Wisconsin Governor Scott Walker endorsed the Republican legislature’s efforts to end same day voter registration in his home state. Wisconsin is currently one of nine states in the country to have same day voter registration, a measure which is credited with producing traditionally high voter turnout.
Wisconsin has had same day voter registration since 1976, but Walker stated same day voter registration poses problems to safeguarding elections. He noted that,
"States across the country that have same-day registration have real problems because the vast majority of their states have poll workers who are wonderful volunteers, who work 13-hour days and who in most cases are retirees. It's difficult for them to handle the volume of people who come at the last minute. It'd be much better if registration was done in advance of election day. It'd be easier for our clerks to handle that. All that needs to be done.”
His statements produced backlash across the state, however, particularly among Democrats. Alderman Ashanti Hamilton was one of many who spoke out strongly against the governor. He claimed that the governor was taking away Wisconsin voters’ fundamental rights, stating that,
“If a man was to threaten someone else with bodily harm or death in this country, that man would be arrested, charged with any number of crimes and likely jailed. But I’ve found myself wondering, in light of recent events, that if the Governor of Wisconsin threatens to take away our residents’ most fundamental rights - rights for which Americans have risked their bodies and even laid down their lives - then should not our Governor also be arrested and jailed?””
In Milwaukee, the outcry was swift as well.

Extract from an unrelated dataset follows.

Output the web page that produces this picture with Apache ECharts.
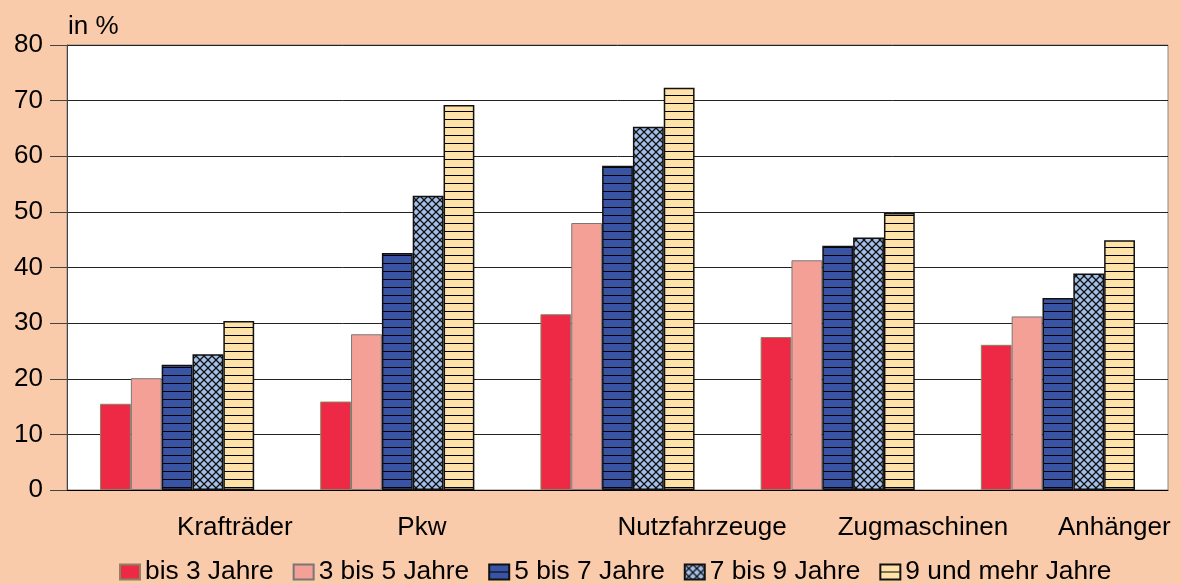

Mayor Tom Barrett, who ran twice against Scott Walker (in both the general election and a recall) joined the African-American Civic Engagement Roundtable, Neil Albrecht, the Executive Director of Milwaukee’s Election Commission, Representatives Sandy Pasch, Jon Richards, and other community partners to protest the proposal. He held a press conference asking the governor to stay away from same day registration, arguing it helps protect high voter turnout and needs to remain intact.
Milwaukee reported an astounding 87% turnout the past presidential election, with over 56,000 voters registering the same day, making up almost 19% of total voters in the city.
After an outpouring of criticism, Walker attempted to deflect attention from his original position; he would sign any bill eliminating same day registration. He stated that his priority was not to reform voting registration, but rather to improve the economy of the state and create jobs for constituents.
However, this measure appears to be part of a larger movement to change voting laws in the name of voter protection. In some cases, these measures appear to make it harder for certain populations to vote. Earlier this year, Republicans attempted to require a voter ID for the first time in Wisconsin history, which could potentially bar certain demographics from voting.
The initiative was ultimately struck down by the Dane County Circuit Court, which ruled the law requiring otherwise eligible voters to present a government-issued photo identification before being allowed to cast their ballots was an unconstitutional burden. The Wisconsin Supreme Court refused to hear the case before the November 6 elections, despite the Attorney General’s petitions.
Whether same day voter registration will end in Wisconsin is yet to be seen, but the Republican legislature will have a majority in both state houses after the January inauguration, and barring a Walker veto that appears unlikely, they seem poised to implement the restriction.